Когда только еще возникал сомовский жанр, то «жанр» этот, повторяю, не являлся как таковой; своим существованием он обязан только неисповедимым прихотям фантазии или воспоминаниям о чем-то самом дорогом и самом трогательном. В дальнейшем же произошло то, что происходит почти со всеми художниками; прихоть и фантазии стали складываться в некую систему, «косноязычный лепет» переходит в уверенную «грамотность», а искусство, самое главное в искусстве при этом страдает. Все чаще там, где царит восторг вдохновения, водворяется холод расчета, механика навыка и в зависимости от этого вырабатывается манерность, прием. «Жанр становится именно жанром» - чем-то слишком осознанным и слишком «наперед известным».

Этот процесс выразился в сомовском искусстве, однако менее всего он выразился в портретах (смерть застала Сомова за работой над портретом графини З<убовой>, который, будучи почти законченным, должен быть причислен к самым совершенным его произведениям) или иных реалистических изображениях видимости.
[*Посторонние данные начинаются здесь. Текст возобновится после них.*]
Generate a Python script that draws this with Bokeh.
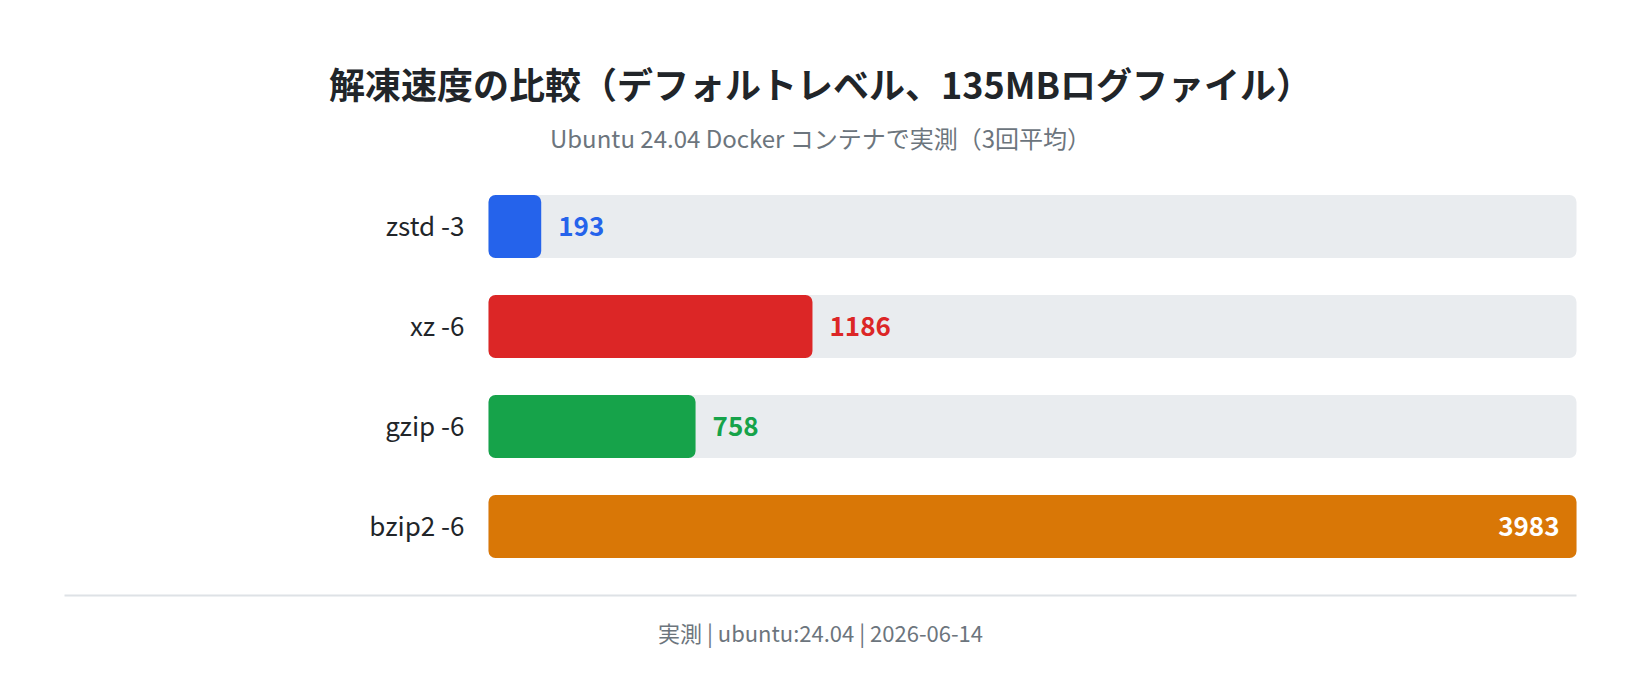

Первые же портреты Сомова потому и останутся в полном смысле классическими, что они абсолютно непосредственны. Самое мастерство их, соперничающее с мастерством величайших портретистов, было тогда каким-то даже полуосознанным. Рукой Сомова водило не привычное умение, не выправка, а исключительное желание передать все совершенно так, каким оно было перед его глазами. В ряду этих первых портретов портрет его отца и матери - неоспоримые шедевры. Не говоря уже о том, что из них на нас глядят совершенно живые люди, что на полотне, как в зеркале, отразились черты их и вся их повадка, вся их «манера быть», в них светится и душа этих с бесконечной нежностью любимых Костей людей. Мне кажется, что, глядя на них, даже те, кто ничего не будет знать о том, кто была эта, так ласково поглядывающая старушка и этот строгий старик, все же будут входить в полный душевный контакт с ними; они будут до самого сердца тронуты слегка меланхоличной улыбкой Надежды Константиновны, тогда как чуть брезгливое выражение лица Андрея Ивановича будет их «держать на дистанции», не препятствуя, однако, беседе, а, в конце концов, и созданию совершенно специфической атмосферы уюта.